The way forward for medical science
With the onus being placed on a future without animal research, there is much emphasis placed on the ability to ensure medical science continues to move forward. This is helped by the fact that advanced technology is becoming more versatile and accessible to medical professionals to enhance our everyday lives and strive for medical perfection.
The monitoring of incurable diseases provides early warning of a medical emergency which is crucial. In the past, this has been undertaken by x-ray, ultrasound and magnetic resonance imaging but soon sensors will be available to provide monitoring by remote electronic early warning to avert any medical crisis.

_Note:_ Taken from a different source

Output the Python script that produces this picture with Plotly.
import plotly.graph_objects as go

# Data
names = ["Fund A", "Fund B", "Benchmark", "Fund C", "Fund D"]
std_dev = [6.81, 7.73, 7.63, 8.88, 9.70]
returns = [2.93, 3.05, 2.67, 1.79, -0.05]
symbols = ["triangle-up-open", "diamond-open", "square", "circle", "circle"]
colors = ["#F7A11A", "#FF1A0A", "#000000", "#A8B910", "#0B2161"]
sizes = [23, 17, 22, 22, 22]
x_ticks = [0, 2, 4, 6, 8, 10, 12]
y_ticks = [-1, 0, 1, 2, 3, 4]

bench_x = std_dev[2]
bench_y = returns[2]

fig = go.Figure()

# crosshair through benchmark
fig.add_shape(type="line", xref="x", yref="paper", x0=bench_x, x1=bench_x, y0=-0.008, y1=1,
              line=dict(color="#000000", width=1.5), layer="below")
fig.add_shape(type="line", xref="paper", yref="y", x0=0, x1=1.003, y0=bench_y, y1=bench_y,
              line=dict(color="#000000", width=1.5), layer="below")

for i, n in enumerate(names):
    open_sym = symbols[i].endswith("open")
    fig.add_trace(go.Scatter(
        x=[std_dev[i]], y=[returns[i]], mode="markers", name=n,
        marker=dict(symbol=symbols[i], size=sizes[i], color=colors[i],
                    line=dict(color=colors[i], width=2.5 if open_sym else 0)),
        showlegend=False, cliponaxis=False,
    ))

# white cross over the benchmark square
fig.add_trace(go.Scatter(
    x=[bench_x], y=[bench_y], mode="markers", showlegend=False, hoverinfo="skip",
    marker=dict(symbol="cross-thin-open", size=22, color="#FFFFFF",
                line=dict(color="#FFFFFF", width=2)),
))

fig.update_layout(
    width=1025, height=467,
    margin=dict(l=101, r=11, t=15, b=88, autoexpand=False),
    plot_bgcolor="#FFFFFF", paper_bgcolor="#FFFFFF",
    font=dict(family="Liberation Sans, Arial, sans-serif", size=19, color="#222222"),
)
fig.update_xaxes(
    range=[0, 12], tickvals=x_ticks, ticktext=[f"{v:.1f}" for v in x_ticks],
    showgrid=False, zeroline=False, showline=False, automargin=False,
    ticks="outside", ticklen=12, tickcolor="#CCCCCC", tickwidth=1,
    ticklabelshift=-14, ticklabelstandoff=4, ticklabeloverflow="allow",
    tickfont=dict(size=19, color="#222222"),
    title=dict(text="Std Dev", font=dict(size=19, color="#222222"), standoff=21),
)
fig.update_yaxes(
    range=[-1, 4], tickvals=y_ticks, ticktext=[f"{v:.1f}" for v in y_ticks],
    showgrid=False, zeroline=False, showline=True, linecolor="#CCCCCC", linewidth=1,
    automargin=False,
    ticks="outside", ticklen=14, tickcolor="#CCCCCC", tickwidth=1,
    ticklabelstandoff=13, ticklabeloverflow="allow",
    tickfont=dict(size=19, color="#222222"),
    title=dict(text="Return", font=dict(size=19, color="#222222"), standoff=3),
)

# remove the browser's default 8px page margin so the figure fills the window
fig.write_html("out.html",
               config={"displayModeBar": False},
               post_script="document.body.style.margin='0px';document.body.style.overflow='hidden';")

Another area which could be invaluable is electronic health records which have the potential to be used as a research programme for the development of drugs and the monitoring of whether a treatment is successful or not. At the same time this data could also provide statistics about the disease or illness providing a greater insight. Furthermore, if DNA sequencing was also recorded, this could provide valuable information on what drugs reacted unfavourably on the different genotypes by way of indicating the symptoms experienced. This could eliminate certain drugs for specific genotypes and enable a more effective drug to be prescribed for a particular disease.

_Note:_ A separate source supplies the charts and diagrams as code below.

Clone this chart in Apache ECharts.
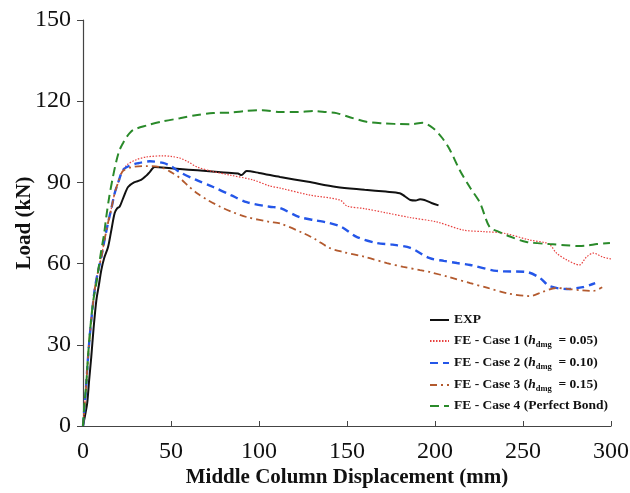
<!DOCTYPE html>
<html><head><meta charset="utf-8">
<script src="https://cdn.jsdelivr.net/npm/echarts@6/dist/echarts.min.js"></script>
<style>html,body{margin:0;padding:0;background:#fff}#c{width:630px;height:493px}</style>
</head><body><div id="c"></div>
<script>
var xTicks = [0, 50, 100, 150, 200, 250, 300];
var yTicks = [0, 30, 60, 90, 120, 150];
var seriesNames = ['EXP', 'FE - Case 1', 'FE - Case 2', 'FE - Case 3', 'FE - Case 4 (Perfect Bond)'];
var exp = [[0,0],[1.2,4],[2.4,8.5],[3.5,17],[4.7,25.5],[6,36],[7.6,46.5],[9,52],[10.4,57.6],[12,62],[14.2,66],[16,72],[18,78.7],[19.5,80.5],[20.8,81],[23,84.5],[25.6,88.3],[29,90],[33,90.9],[36,92.5],[37.9,93.8],[40.7,95.7],[50,95.2],[60,94.7],[70,94.2],[80,93.7],[88,93.3],[90,92.7],[93,94.2],[100,93.5],[112,92],[128,90.2],[144,88.3],[160,87.3],[172,86.6],[180,86],[183,84.8],[186,83.5],[189,83.3],[191.5,83.8],[194,83.5],[198,82.4],[202,81.5]];
var fe1 = [[0,0],[1.5,12],[2.5,22],[3.8,33],[5,41],[6.6,50.2],[8.5,57],[10.4,62.4],[12,68],[14.2,75],[16,80],[18,86],[20,90],[21.8,93.5],[25,96.5],[30,98.3],[36,99.4],[45.5,99.8],[50,99.6],[55,99],[60,97.5],[64.8,95.7],[74,94],[83.5,92.7],[96.6,90.9],[106,88.7],[112,87.9],[129,85.3],[146,83.5],[150,81.3],[160,80.3],[172.7,78.7],[186,77],[201,75.4],[216,72.4],[228,71.8],[238.6,71.3],[254,68.7],[263.6,67.6],[266,66.5],[269,63.9],[275,61.3],[282,59.5],[286,62.4],[290,63.9],[295,62.5],[300,61.7]];
var fe2 = [[0,0],[1.5,12],[2.5,22],[3.8,33],[5,41],[6.6,50.2],[8.5,57],[10.4,62.4],[12,68],[14.2,75],[16,80],[18,86],[20,90],[22.7,94.6],[26,96],[30.7,97],[38,97.8],[45.5,97.2],[50,96],[55,93.8],[64,91],[74,88.3],[84,85.3],[93,82.7],[106,81],[112,80.5],[123,77.2],[132,76],[140,75],[147,73.5],[155.7,69.8],[167,67.6],[176,67],[186,65.8],[197,62],[205,61],[212.5,60.2],[220,59.5],[235,57.3],[252,56.9],[259.6,54.7],[265,51.7],[275,50.6],[284,51.3],[291,52.8]];
var fe3 = [[0,0],[1.5,12],[2.5,22],[3.8,33],[5,41],[6.6,50.2],[8.5,57],[10.4,62.4],[12,68],[14.2,75],[16,80],[18,86],[20,90],[22.7,94.2],[27.4,95.6],[36,96],[43.7,95.7],[50,93.8],[55,91.6],[60,88.6],[64.8,86],[70,83.8],[78,81],[85,79],[93,77.2],[106,75.4],[112,74.8],[125,71.3],[132,69],[140,65.8],[147.7,64.3],[160,62.5],[172.7,60.2],[182,58.8],[191.5,57.6],[197,56.9],[208,55],[220,52.8],[230,51],[241,49],[254,48],[261,49.5],[269,51],[276,50.6],[282,50.2],[290,49.9],[295,51.3]];
var fe4 = [[0,0],[0.8,8],[1.9,15.9],[3,27],[4.7,40],[6,47],[7.6,52.8],[9,59],[10.4,65],[12,71],[13.2,77.2],[15,85],[17,92],[19,98],[20.8,102],[22.7,104.5],[25,107],[28.4,109.3],[36,111],[45,112.5],[55,113.7],[64,114.8],[74,115.6],[84,115.8],[93,116.4],[102,116.7],[112,116],[122,116],[131,116.4],[138,116],[144,115.6],[152,114],[161,112.4],[170,111.8],[178,111.6],[186,111.5],[193,112],[199,110],[204,106.5],[208.5,102],[214,94.6],[220,88],[225.6,82.4],[231,73.5],[236,71.8],[242.6,70],[252,68],[265,67.2],[274,66.8],[282,66.5],[287,66.7],[292,67.2],[299.4,67.6]];
var hValues = [null, '0.05', '0.10', '0.15', null];

var serif = '"Liberation Serif","Times New Roman",serif';
var chart = echarts.init(document.getElementById('c'));
function mk(name, data, color, type, width) {
  return {name: name, type: 'line', data: data, showSymbol: false, symbol: 'none', smooth: 0.3,
    lineStyle: {color: color, type: type, width: width}, itemStyle: {color: color}};
}
chart.setOption({
  animation: false,
  backgroundColor: '#fff',
  grid: {left: 83, right: 19, top: 20, bottom: 67, containLabel: false, outerBoundsMode: 'none'},
  xAxis: {type: 'value', min: 0, max: 300, interval: 50,
    name: 'Middle Column Displacement (mm)', nameLocation: 'middle', nameGap: 41, nameMoveOverlap: false,
    nameTextStyle: {fontFamily: serif, fontWeight: 'bold', fontSize: 21, color: '#111'},
    axisLine: {lineStyle: {color: '#444', width: 1.2}},
    axisTick: {inside: true, length: 5, lineStyle: {color: '#444'}},
    axisLabel: {fontFamily: serif, fontSize: 24, color: '#111', margin: 14},
    splitLine: {show: false}},
  yAxis: {type: 'value', min: 0, max: 150, interval: 30,
    name: 'Load (kN)', nameLocation: 'middle', nameGap: 48, nameMoveOverlap: false,
    nameTextStyle: {fontFamily: serif, fontWeight: 'bold', fontSize: 21, color: '#111'},
    axisLine: {show: true, lineStyle: {color: '#444', width: 1.2}},
    axisTick: {show: true, inside: false, length: 6, lineStyle: {color: '#444'}},
    axisLabel: {fontFamily: serif, fontSize: 24, color: '#111', margin: 12},
    splitLine: {show: false}},
  legend: {orient: 'vertical', left: 424, top: 308, itemWidth: 19, itemHeight: 10, itemGap: 6,
    data: seriesNames,
    itemStyle: {opacity: 0},
    formatter: function (n) {
      var i = seriesNames.indexOf(n);
      if (hValues[i]) {
        return '{b|' + n + ' (}{i|h}{s|dmg}{b|  = ' + hValues[i] + ')}';
      }
      return '{b|' + n + '}';
    },
    textStyle: {fontFamily: serif, fontWeight: 'bold', fontSize: 13.5, color: '#111',
      rich: {
        b: {fontFamily: serif, fontWeight: 'bold', fontSize: 13.5, color: '#111', lineHeight: 16},
        i: {fontFamily: serif, fontWeight: 'bold', fontStyle: 'italic', fontSize: 13.5, color: '#111', lineHeight: 16},
        s: {fontFamily: serif, fontWeight: 'bold', fontSize: 8.5, color: '#111', padding: [7, 0, 0, 0], lineHeight: 16}
      }}},
  series: [
    mk(seriesNames[0], exp, '#111111', 'solid', 2),
    mk(seriesNames[1], fe1, '#e8413f', [1.5, 1.5], 1.2),
    mk(seriesNames[2], fe2, '#2456e8', [8, 5], 2.4),
    mk(seriesNames[3], fe3, '#b35a2e', [7, 4, 2, 4], 1.8),
    mk(seriesNames[4], fe4, '#2a8a2a', [9, 5], 2)
  ]
});
</script></body></html>
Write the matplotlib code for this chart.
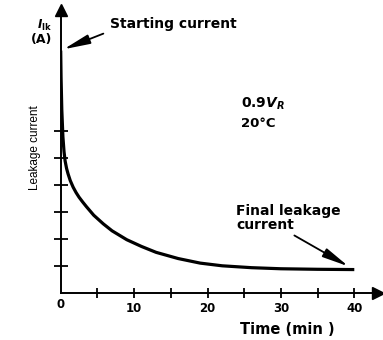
import matplotlib
matplotlib.use("Agg")
import matplotlib.pyplot as plt

# leakage current decay over time at 0.9 V_R, 20 degC (relative units)
time_min = [0, 0.05, 0.15, 0.3, 0.45, 0.6, 0.8, 1.0, 1.3, 1.7, 2.1, 2.5, 3.0,
            3.5, 4.5, 5.8, 7, 9, 11, 13, 16, 19, 22, 26, 30, 35, 40]
leak_current = [9.0, 8.0, 6.8, 5.8, 5.25, 4.9, 4.62, 4.42, 4.17, 3.92, 3.72,
                3.55, 3.37, 3.2, 2.88, 2.56, 2.3, 1.97, 1.72, 1.5, 1.27, 1.10,
                1.0, 0.93, 0.89, 0.87, 0.86]
x_ticks = [5, 10, 15, 20, 25, 30, 35, 40]
x_labels = ["", "10", "", "20", "", "30", "", "40"]
y_ticks = [1, 2, 3, 4, 5, 6]

plt.rcParams['font.family'] = ['DejaVu Sans']
plt.rcParams['mathtext.fontset'] = 'dejavusans'

W, H = 383, 340
fig = plt.figure(figsize=(W / 100, H / 100), dpi=100)
# axes box in pixels: origin at (61, 293), arrow tips near x=380 and y=8
x0, y0, x1, y1 = 60.7, 292.7, 378.0, 10.0
ax = fig.add_axes([x0 / W, 1 - y0 / H, (x1 - x0) / W, (y0 - y1) / H])

px_per_min = 7.34
px_per_unit = 26.9
ax.set_xlim(0, (x1 - x0) / px_per_min)
ax.set_ylim(0, (y0 - y1) / px_per_unit)

ax.plot(time_min, leak_current, color='black', lw=2.3,
        solid_capstyle='butt', solid_joinstyle='round')

for side in ('top', 'right'):
    ax.spines[side].set_visible(False)
for side in ('left', 'bottom'):
    ax.spines[side].set_linewidth(1.4)

# arrow heads on both axes
ax.plot(1, 0, marker='>', color='black', ms=8, transform=ax.get_yaxis_transform(), clip_on=False)
ax.plot(0, 1, marker='^', color='black', ms=8, transform=ax.get_xaxis_transform(), clip_on=False)

ax.set_xticks(x_ticks)
ax.set_xticklabels(x_labels)
ax.set_yticks(y_ticks)
ax.set_yticklabels([])
ax.tick_params(axis='x', direction='inout', length=7, width=1.3, pad=3,
               labelsize=8.5, labelcolor='black')
ax.tick_params(axis='y', direction='inout', length=9.5, width=1.3)
for lbl in ax.get_xticklabels():
    lbl.set_fontweight('bold')

fig.text(61 / W, 1 - 305 / H, "0", ha='center', va='center', fontsize=8.5, fontweight='bold')

fig.text(287 / W, 1 - 330 / H, "Time (min )", ha='center', va='center',
         fontsize=10.5, fontweight='bold')
fig.text(35 / W, 1 - 148 / H, "Leakage current", ha='center', va='center',
         rotation=90, fontsize=8.5, family='Liberation Sans')
fig.text(45 / W, 1 - 25 / H, r"$\boldsymbol{I}_{\mathbf{lk}}$", ha='center', va='center', fontsize=8.5)
fig.text(42 / W, 1 - 40 / H, "(A)", ha='center', va='center', fontsize=9, fontweight='bold')

fig.text(241 / W, 1 - 104 / H, r"0.9$\boldsymbol{V}_{\boldsymbol{R}}$", ha='left', va='center',
         fontsize=10, fontweight='bold')
fig.text(241 / W, 1 - 123 / H, "20°C", ha='left', va='center',
         fontsize=9.5, fontweight='bold')

# annotations
head = '-|>,head_length=1.0,head_width=0.18'
ax.annotate("Starting current", xy=(time_min[0] + 0.4, leak_current[0] + 0.05),
            xytext=(110 / W, 1 - 24 / H), textcoords='figure fraction',
            fontsize=10, fontweight='bold', ha='left', va='center',
            arrowprops=dict(arrowstyle=head, color='black', lw=1.3,
                            mutation_scale=16, shrinkA=3, shrinkB=0,
                            relpos=(0, 0.0)))
ax.annotate("Final leakage\ncurrent", xy=(time_min[-1] - 0.8, leak_current[-1] + 0.12),
            xytext=(236 / W, 1 - 218 / H), textcoords='figure fraction',
            fontsize=10, fontweight='bold', ha='left', va='center', linespacing=1.0,
            arrowprops=dict(arrowstyle=head, color='black', lw=1.3,
                            mutation_scale=16, shrinkA=1, shrinkB=0,
                            relpos=(0.5, 0.0)))

fig.savefig("out.png", dpi=100)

The benefits of this information would be second to none for future employers and, of course, insurance companies who could enforce a discrimination policy based upon the genetic and medical profiles provided creating a unique database. However, since patient privacy requires optimum security there is the likelihood that this degree of information might not be available for a considerable time, if ever.
Screening could be taken one step further with genetic testing providing essential data to enable patients to avoid or incorporate a certain activity or diet to improve longevity and quality of life. But this would depend upon their desire to be supervised which could be seen to constitute the freedom of their health in a similar way to that of enforcing the cessation of smoking.

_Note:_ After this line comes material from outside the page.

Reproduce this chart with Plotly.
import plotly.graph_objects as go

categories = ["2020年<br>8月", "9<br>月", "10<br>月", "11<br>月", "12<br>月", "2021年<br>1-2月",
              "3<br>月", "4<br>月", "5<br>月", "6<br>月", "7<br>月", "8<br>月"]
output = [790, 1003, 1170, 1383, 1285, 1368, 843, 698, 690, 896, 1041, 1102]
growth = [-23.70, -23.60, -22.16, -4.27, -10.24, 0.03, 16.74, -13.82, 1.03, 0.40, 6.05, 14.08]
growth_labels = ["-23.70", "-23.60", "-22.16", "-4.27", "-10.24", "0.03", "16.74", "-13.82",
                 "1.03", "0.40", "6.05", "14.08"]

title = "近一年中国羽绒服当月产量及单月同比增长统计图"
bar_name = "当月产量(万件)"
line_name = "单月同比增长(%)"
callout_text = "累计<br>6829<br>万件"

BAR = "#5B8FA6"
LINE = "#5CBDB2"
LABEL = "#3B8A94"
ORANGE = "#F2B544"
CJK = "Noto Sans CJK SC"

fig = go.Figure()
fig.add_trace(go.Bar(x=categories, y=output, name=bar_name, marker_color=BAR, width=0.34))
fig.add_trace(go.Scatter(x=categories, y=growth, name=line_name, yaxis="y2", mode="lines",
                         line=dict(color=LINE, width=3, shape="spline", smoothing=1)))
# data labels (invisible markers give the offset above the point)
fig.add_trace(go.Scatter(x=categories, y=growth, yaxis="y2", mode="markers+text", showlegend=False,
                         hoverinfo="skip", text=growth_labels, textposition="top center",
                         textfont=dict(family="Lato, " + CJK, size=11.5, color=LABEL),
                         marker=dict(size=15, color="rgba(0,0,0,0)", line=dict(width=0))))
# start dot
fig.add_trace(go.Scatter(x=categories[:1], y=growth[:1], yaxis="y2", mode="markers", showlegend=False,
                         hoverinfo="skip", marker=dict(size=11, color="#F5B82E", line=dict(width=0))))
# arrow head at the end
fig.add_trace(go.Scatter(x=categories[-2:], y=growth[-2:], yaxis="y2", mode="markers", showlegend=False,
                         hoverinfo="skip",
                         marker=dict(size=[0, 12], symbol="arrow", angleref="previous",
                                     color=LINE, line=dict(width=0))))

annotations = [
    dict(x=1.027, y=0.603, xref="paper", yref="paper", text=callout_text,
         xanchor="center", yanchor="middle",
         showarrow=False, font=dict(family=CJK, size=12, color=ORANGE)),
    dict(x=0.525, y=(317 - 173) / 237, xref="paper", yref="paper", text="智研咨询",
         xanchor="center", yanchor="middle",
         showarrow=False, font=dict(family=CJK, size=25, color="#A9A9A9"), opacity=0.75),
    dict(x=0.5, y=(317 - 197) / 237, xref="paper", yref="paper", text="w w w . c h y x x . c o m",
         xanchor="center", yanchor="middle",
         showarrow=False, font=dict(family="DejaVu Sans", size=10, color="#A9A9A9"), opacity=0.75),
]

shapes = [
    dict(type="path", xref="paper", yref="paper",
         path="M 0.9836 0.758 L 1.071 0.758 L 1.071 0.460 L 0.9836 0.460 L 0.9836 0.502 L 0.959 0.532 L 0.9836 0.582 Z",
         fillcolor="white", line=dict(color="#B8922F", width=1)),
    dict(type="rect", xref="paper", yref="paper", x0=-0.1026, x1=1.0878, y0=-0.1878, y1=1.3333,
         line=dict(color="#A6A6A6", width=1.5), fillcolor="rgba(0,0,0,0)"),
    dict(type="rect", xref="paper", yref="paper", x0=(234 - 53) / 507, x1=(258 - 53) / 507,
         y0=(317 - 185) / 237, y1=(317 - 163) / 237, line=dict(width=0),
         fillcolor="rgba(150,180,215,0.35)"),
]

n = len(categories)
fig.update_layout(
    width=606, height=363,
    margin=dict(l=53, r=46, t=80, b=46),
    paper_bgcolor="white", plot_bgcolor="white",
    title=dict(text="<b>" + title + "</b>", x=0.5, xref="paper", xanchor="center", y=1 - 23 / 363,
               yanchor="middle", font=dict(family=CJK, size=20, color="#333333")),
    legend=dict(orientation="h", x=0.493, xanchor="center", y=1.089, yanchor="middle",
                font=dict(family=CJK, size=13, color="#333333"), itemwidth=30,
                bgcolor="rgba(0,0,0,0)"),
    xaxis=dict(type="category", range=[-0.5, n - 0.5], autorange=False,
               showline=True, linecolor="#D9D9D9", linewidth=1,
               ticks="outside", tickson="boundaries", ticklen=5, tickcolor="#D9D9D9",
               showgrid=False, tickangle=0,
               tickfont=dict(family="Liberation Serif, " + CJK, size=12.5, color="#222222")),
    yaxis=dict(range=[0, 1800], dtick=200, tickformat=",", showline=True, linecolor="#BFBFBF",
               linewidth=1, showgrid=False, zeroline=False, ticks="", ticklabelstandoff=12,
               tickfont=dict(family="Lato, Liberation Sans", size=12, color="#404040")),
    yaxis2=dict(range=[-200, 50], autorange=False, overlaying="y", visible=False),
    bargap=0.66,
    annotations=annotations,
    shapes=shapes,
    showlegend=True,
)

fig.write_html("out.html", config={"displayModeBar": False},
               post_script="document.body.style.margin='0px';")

There is no doubt that genetic analysis could assist in developing drugs further by differentiating between the patients who benefit most to ones who experience rare symptoms. This information could be used more specifically and with a greater ratio of success.
However, genetics is an extremely complex matter especially if it involved detecting genes for specific diseases as many conditions have interactive elements which cause diversity within each disease. This has been the case in genetic factors in cancer which indicates that personalized treatment based on genetic analysis is not clearly defined and could lead to failure.
All in all, the future of medicine and what it incorporates is an immense area which provides great scope and advancement with the aid of technology and scientific testing, without the requirement of animal experimentation.